Characterization of the Arithmetic Complexity of the Secrecy Capacity of Fast-Fading Gaussian Channels
Holger Boche, Andrea Grigorescu, Rafael F. Schaefer, H. Vincent Poor
TL;DR
This work investigates the algorithmic computability of the secrecy capacity for fast-fading Gaussian wiretap channels. By embedding the problem in computability theory and the arithmetical hierarchy, it shows that for some computable fading distributions the secrecy capacity is a non-computable real, implying no universal algorithm can compute the capacity to arbitrary precision. The authors further show that the capacity lies in $\underline{\Delta}_2$ (as a difference of two $\Sigma_1$ reals) and, in some cases, does not belong to $\Sigma_1$ or $\Pi_1$, meaning neither computable achievability nor computable converse bounds exist.
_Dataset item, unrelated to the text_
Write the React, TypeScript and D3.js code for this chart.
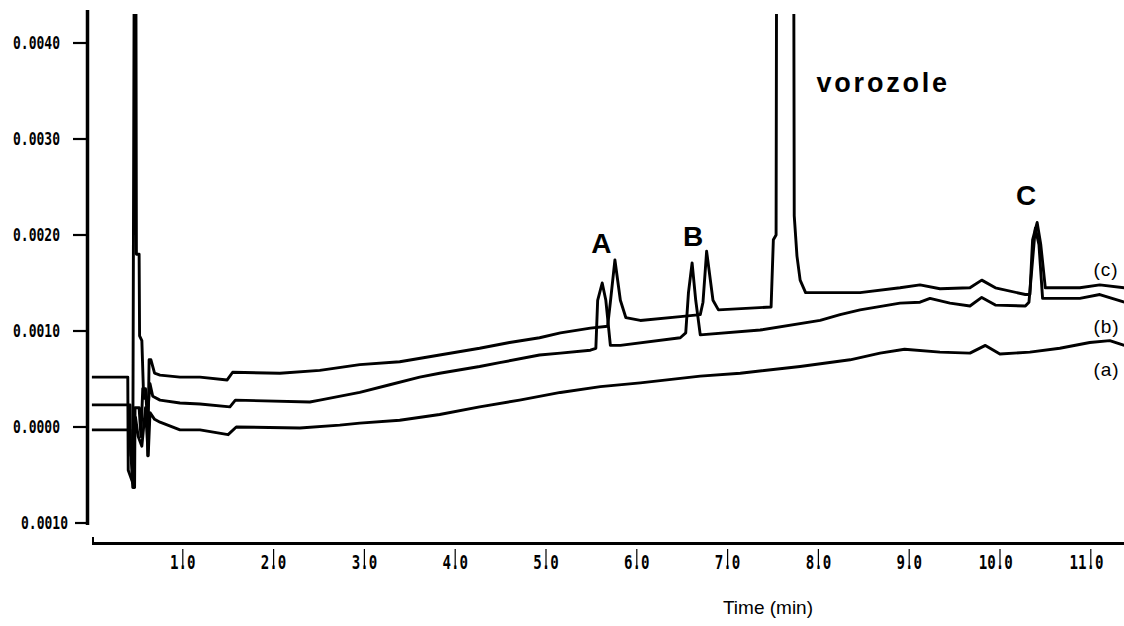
import React from "react";
import * as d3 from "d3";

// ---- data (time in min, absorbance in AU) ----
const traceA: [number, number][] = [
  [0.01, -0.00003], [0.43, -0.00003], [0.44, -0.0003], [0.47, -0.0003], [0.49, 0.0001],
  [0.52, -0.0001], [0.56, -0.0002], [0.6, 0.0002], [0.63, -0.0003], [0.65, 0.00015],
  [0.7, 0.00008], [0.76, 0.00005], [0.98, -0.00003], [1.2, -0.00003], [1.51, -0.00008],
  [1.6, 0.0], [2.3, -0.00001], [2.74, 0.00002], [2.96, 0.00004], [3.4, 0.00007],
  [3.84, 0.00013], [4.28, 0.00021], [4.72, 0.00028], [5.17, 0.00036], [5.61, 0.00042],
  [6.05, 0.00046], [6.71, 0.00053], [7.15, 0.00056], [7.81, 0.00063], [8.36, 0.0007],
  [8.69, 0.00077], [8.96, 0.00081], [9.35, 0.00078], [9.68, 0.00077], [9.85, 0.00085],
  [10.01, 0.00076], [10.34, 0.00078], [10.67, 0.00082], [11.0, 0.00088], [11.22, 0.0009],
  [11.38, 0.00085],
];

const traceB: [number, number][] = [
  [0.01, 0.00023], [0.43, 0.00023], [0.435, -0.0002], [0.46, -0.00063], [0.48, -0.00063],
  [0.485, 0.0002], [0.53, 0.0002], [0.55, -0.0001], [0.57, 0.0004], [0.6, 0.0004],
  [0.62, 0.0001], [0.65, 0.00045], [0.68, 0.00032], [0.76, 0.00028], [0.98, 0.00025],
  [1.2, 0.00024], [1.53, 0.00021], [1.59, 0.00028], [2.41, 0.00026], [2.52, 0.00028],
  [2.96, 0.00036], [3.29, 0.00044], [3.62, 0.00052], [3.84, 0.00056], [4.28, 0.00063],
  [4.5, 0.00067], [4.94, 0.00075], [5.17, 0.00077], [5.5, 0.0008], [5.56, 0.00082],
  [5.58, 0.00132], [5.63, 0.0015], [5.67, 0.00132], [5.72, 0.00085], [5.83, 0.00085],
  [6.49, 0.00093], [6.55, 0.00098], [6.58, 0.0014], [6.62, 0.00171], [6.66, 0.00132],
  [6.71, 0.00096], [7.37, 0.00101], [8.03, 0.00111], [8.25, 0.00117], [8.47, 0.00122],
  [8.91, 0.00129], [9.13, 0.0013], [9.24, 0.00134], [9.46, 0.00129], [9.68, 0.00126],
  [9.81, 0.00135], [9.96, 0.00127], [10.29, 0.00126], [10.33, 0.0013], [10.4, 0.00207],
  [10.44, 0.0019], [10.48, 0.00134], [10.89, 0.00134], [11.11, 0.00138], [11.38, 0.0013],
];

const traceC: [number, number][] = [
  [0.01, 0.00052], [0.405, 0.00052], [0.41, -0.00045], [0.46, -0.00058], [0.475, 0.0046],
  [0.495, 0.0046], [0.5, 0.0018], [0.53, 0.0018], [0.535, 0.00095], [0.56, 0.0009],
  [0.58, 0.0003], [0.62, 0.0003], [0.625, -0.0003], [0.64, 0.0007], [0.66, 0.0007],
  [0.7, 0.00056], [0.76, 0.00054], [0.98, 0.00052], [1.2, 0.00052], [1.5, 0.00049],
  [1.56, 0.00057], [2.08, 0.00056], [2.52, 0.00059], [2.96, 0.00065], [3.4, 0.00068],
  [3.84, 0.00075], [4.28, 0.00082], [4.61, 0.00088], [4.94, 0.00093], [5.17, 0.00098],
  [5.5, 0.00103], [5.69, 0.00105], [5.72, 0.0013], [5.77, 0.00174], [5.83, 0.00132],
  [5.89, 0.00114], [6.05, 0.00111], [6.49, 0.00115], [6.71, 0.00117], [6.74, 0.0013],
  [6.78, 0.00183], [6.85, 0.00132], [6.91, 0.00122], [7.49, 0.00125], [7.515, 0.00195],
  [7.545, 0.002], [7.55, 0.0046], [7.74, 0.0046], [7.745, 0.0022], [7.775, 0.00178],
  [7.81, 0.00153], [7.87, 0.0014], [8.47, 0.0014], [8.91, 0.00145], [9.13, 0.00148],
  [9.35, 0.00144], [9.68, 0.00145], [9.81, 0.00153], [9.96, 0.00145], [10.29, 0.00138],
  [10.34, 0.00138], [10.37, 0.00195], [10.42, 0.00213], [10.46, 0.0019], [10.51, 0.00145],
  [10.89, 0.00145], [11.11, 0.00148], [11.38, 0.00145],
];

const yTicks = [0.004, 0.003, 0.002, 0.001, 0.0, -0.001];
const yTickLabels = ["0.0040", "0.0030", "0.0020", "0.0010", "0.0000", "0.0010"];
const xTicks = [1, 2, 3, 4, 5, 6, 7, 8, 9, 10, 11];
const xTickLabels = ["1.0", "2.0", "3.0", "4.0", "5.0", "6.0", "7.0", "8.0", "9.0", "10.0", "11.0"];

const seriesLabels = [
  { text: "(c)", t: 11.04, v: 0.00157 },
  { text: "(b)", t: 11.04, v: 0.00098 },
  { text: "(a)", t: 11.04, v: 0.00053 },
];
const peakLabels = [
  { text: "A", t: 5.62, v: 0.00181 },
  { text: "B", t: 6.63, v: 0.00189 },
  { text: "C", t: 10.3, v: 0.00231 },
];
const mainLabel = { text: "vorozole", t: 7.99, v: 0.00349 };

export default function App() {
  const W = 1124, H = 626;
  const x = d3.scaleLinear().domain([0, 11]).range([91, 91 + 11 * 90.8]);
  const y = d3.scaleLinear().domain([-0.001, 0.004]).range([523, 43]);
  const line = d3.line<[number, number]>().x((d) => x(d[0])).y((d) => y(d[1]));
  const mono = "'DejaVu Sans Mono', monospace";
  const sans = "'Liberation Sans', Arial, sans-serif";
  const axisY = 543.5;

  return (
    <svg width={W} height={H} style={{ position: "absolute", left: 0, top: 0, background: "#fff" }}>
      <rect width={W} height={H} fill="#fff" />
      <defs>
        <clipPath id="plotclip">
          <rect x={89} y={14} width={W - 89} height={530} />
        </clipPath>
      </defs>
      {/* y axis */}
      <line x1={87.5} x2={87.5} y1={10} y2={525} stroke="#000" strokeWidth={3.5} />
      {yTicks.map((v, i) => {
        const last = i === yTicks.length - 1;
        const len = 47;
        const end = last ? 68 : 60;
        return (
          <g key={i}>
            <line x1={last ? 75 : 73} x2={87} y1={y(v)} y2={y(v)} stroke="#000" strokeWidth={2.2} />
            <text
              x={end - len}
              y={y(v) + 6}
              fontFamily={mono}
              fontWeight="bold"
              fontSize={17.5}
              textLength={len}
              lengthAdjust="spacingAndGlyphs"
              fill="#000"
            >
              {yTickLabels[i]}
            </text>
          </g>
        );
      })}
      {/* x axis */}
      <line x1={92} x2={W} y1={axisY} y2={axisY} stroke="#000" strokeWidth={3} />
      <line x1={93} x2={93} y1={537} y2={544} stroke="#000" strokeWidth={2} />
      {xTicks.map((t, i) => {
        const lab = xTickLabels[i];
        const pitch = 8.5;
        const dot = lab.indexOf(".");
        const tx = x(t) + 1;
        const start = tx - (dot + 0.5) * pitch;
        return (
          <g key={t}>
            <line x1={tx} x2={tx} y1={549} y2={566} stroke="#000" strokeWidth={1.2} />
            <text
              x={start}
              y={569}
              fontFamily={mono}
              fontWeight="bold"
              fontSize={19}
              textLength={lab.length * pitch}
              lengthAdjust="spacingAndGlyphs"
              fill="#000"
            >
              {lab}
            </text>
          </g>
        );
      })}
      <text x={768} y={614} textAnchor="middle" fontFamily={sans} fontSize={19} fill="#000">
        Time (min)
      </text>
      {/* traces */}
      <g clipPath="url(#plotclip)" fill="none" stroke="#000" strokeWidth={2.9} strokeLinejoin="round">
        <path d={line(traceA) || ""} />
        <path d={line(traceB) || ""} />
        <path d={line(traceC) || ""} />
      </g>
      {/* labels */}
      {seriesLabels.map((s) => (
        <text key={s.text} x={x(s.t)} y={y(s.v)} fontFamily={sans} fontSize={19} letterSpacing={1} fill="#000">
          {s.text}
        </text>
      ))}
      {peakLabels.map((s) => (
        <text
          key={s.text}
          x={x(s.t)}
          y={y(s.v)}
          textAnchor="middle"
          fontFamily={sans}
          fontWeight="bold"
          fontSize={28}
          fill="#000"
        >
          {s.text}
        </text>
      ))}
      <text
        x={x(mainLabel.t)}
        y={y(mainLabel.v)}
        fontFamily={sans}
        fontWeight="bold"
        fontSize={27}
        letterSpacing={2.8}
        fill="#000"
      >
        {mainLabel.text}
      </text>
    </svg>
  );
}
These results underscore fundamental limits on algorithmic code design for secure communication and contrast with known computability properties of other channel models.
Abstract
This paper studies the computability of the secrecy capacity of fast-fading wiretap channels from an algorithmic perspective, examining whether it can be computed algorithmically or not. To address this question, the concept of Turing machines is used, which establishes fundamental performance limits of digital computers. It is shown that certain computable continuous fading probability distribution functions yield secrecy capacities that are non-computable numbers. Additionally, we assess the secrecy capacity's classification within the arithmetical hierarchy, revealing the absence of computable achievability and converse bounds.